Project

Project#

Main class of the Public API.

The Project is the class that stores the original audio dataset, and from which transforms are ran from this dataset to generate spectro datasets, reshaped audio datasets, etc. It has additionnal metadata that can be exported, e.g. to APLOSE.

Initialize a Project.

Parameters#

folder: Path: Path to the folder containing the original audio files.
strptime_format: str | list[str] | None: The strptime format used in the filenames. It should use valid strftime codes (https://strftime.org/).
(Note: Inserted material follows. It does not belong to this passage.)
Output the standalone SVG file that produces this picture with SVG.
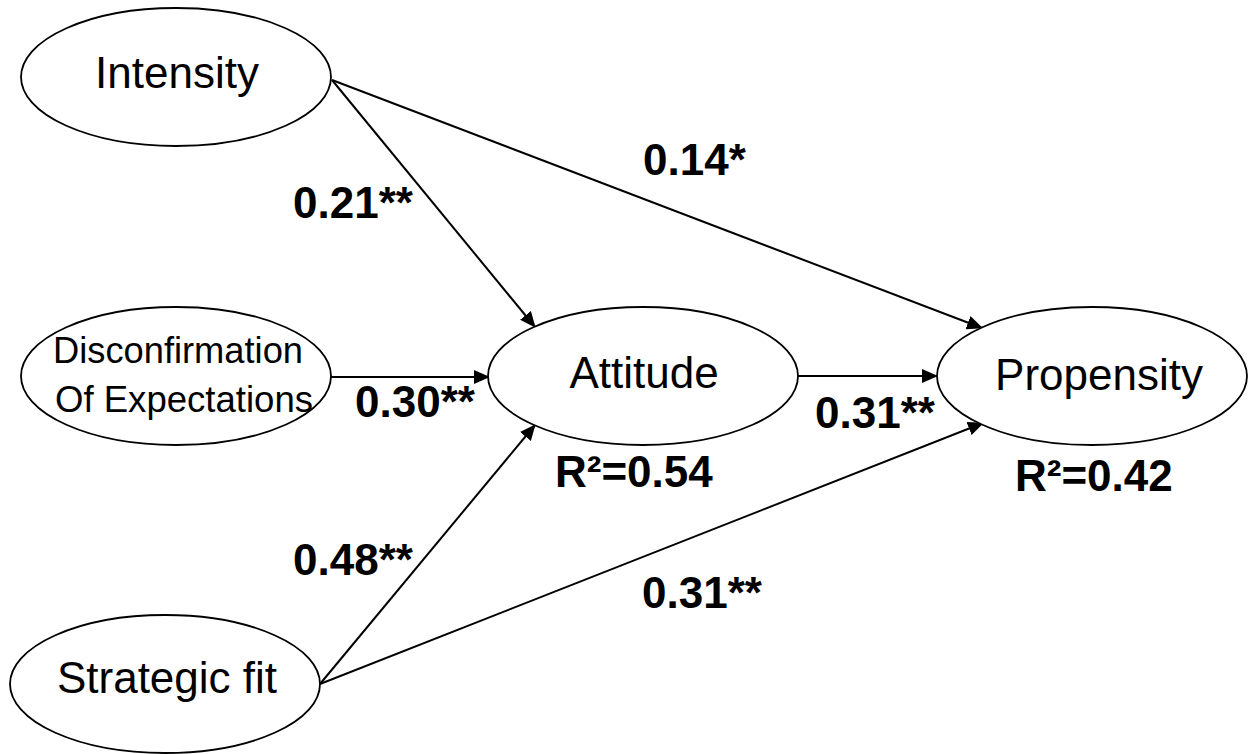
<svg xmlns="http://www.w3.org/2000/svg" width="1249" height="754" viewBox="0 0 1249 754">
<defs>
<marker id="arr" markerUnits="userSpaceOnUse" markerWidth="16" markerHeight="14" refX="15" refY="7" orient="auto" viewBox="0 0 16 14">
<path d="M0,0 L16,7 L0,14 z" fill="#000"/>
</marker>
<style>
.node ellipse{fill:#fff;stroke:#000;stroke-width:1.8}
.nt{font-family:"Liberation Sans",Arial,sans-serif;font-size:44px;fill:#000;text-anchor:middle}
.nt2{font-family:"Liberation Sans",Arial,sans-serif;font-size:36px;fill:#000}
.lbl{font-family:"Liberation Sans",Arial,sans-serif;font-size:44px;font-weight:bold;fill:#000}
.conn line{stroke:#000;stroke-width:2;marker-end:url(#arr)}
</style>
</defs>
<rect width="1249" height="754" fill="#fff"/>
<g id="connectors" class="conn">
<line x1="332" y1="80" x2="982" y2="328"/>
<line x1="332" y1="80" x2="535" y2="327"/>
<line x1="331" y1="377" x2="489" y2="377"/>
<line x1="798" y1="376" x2="937" y2="376"/>
<line x1="320" y1="684" x2="535" y2="425"/>
<line x1="320" y1="684" x2="983" y2="423"/>
</g>
<g id="intensity" class="node">
<ellipse cx="176" cy="77" rx="155" ry="69"/>
<text class="nt" x="177" y="88">Intensity</text>
</g>
<g id="disconfirmation" class="node">
<ellipse cx="176" cy="376" rx="155" ry="69"/>
<text class="nt2" x="53" y="363" textLength="250" lengthAdjust="spacingAndGlyphs">Disconfirmation</text>
<text class="nt2" x="55" y="412" textLength="258" lengthAdjust="spacingAndGlyphs">Of Expectations</text>
</g>
<g id="strategic" class="node">
<ellipse cx="165" cy="684" rx="155" ry="69"/>
<text class="nt" x="167" y="693">Strategic fit</text>
</g>
<g id="attitude" class="node">
<ellipse cx="643" cy="376" rx="155" ry="69"/>
<text class="nt" x="644" y="388">Attitude</text>
</g>
<g id="propensity" class="node">
<ellipse cx="1092" cy="376" rx="155" ry="69"/>
<text class="nt" x="1099" y="390">Propensity</text>
</g>
<g id="labels">
<text class="lbl" x="643" y="175">0.14*</text>
<text class="lbl" x="293" y="218">0.21**</text>
<text class="lbl" x="355" y="417">0.30**</text>
<text class="lbl" x="815" y="428">0.31**</text>
<text class="lbl" x="555" y="487">R²=0.54</text>
<text class="lbl" x="1015" y="491">R²=0.42</text>
<text class="lbl" x="293" y="575">0.48**</text>
<text class="lbl" x="642" y="608">0.31**</text>
</g>
</svg>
If None, the first audio file of the folder will start at first_file_begin, and each following file will start at the end of the previous one.
gps_coordinates: str | list | tuple: GPS coordinates of the location were audio files were recorded.
depth: float: Depth at which the audio files were recorded.
timezone: str | None: Timezone in which the audio data will be located. If the audio file timestamps are parsed with a tz-aware strptime_format (%z or %Z code), the AudioFiles will be converted from the parsed timezone to the specified timezone.
outputs: dict | None: Core API Datasets that have been exported in this project. Mainly used for deserialization.
job_builder: Job_builder | None: If None, outputs from this Project will be run locally. Otherwise, PBS job files will be created and submitted when transforms are run. See the osekit.job module for more info.
instrument: Instrument | None: Instrument that might be used to obtain acoustic pressure from the wav audio data. See the osekit.core.instrument module for more info.
first_file_begin: Timestamp | None: Timestamp of the first audio file being processed. Will be ignored if striptime_format is specified.

build() → None#

Build the Project.

Building a Project moves the original audio files to a specific folder and creates serialized json files used by APLOSE.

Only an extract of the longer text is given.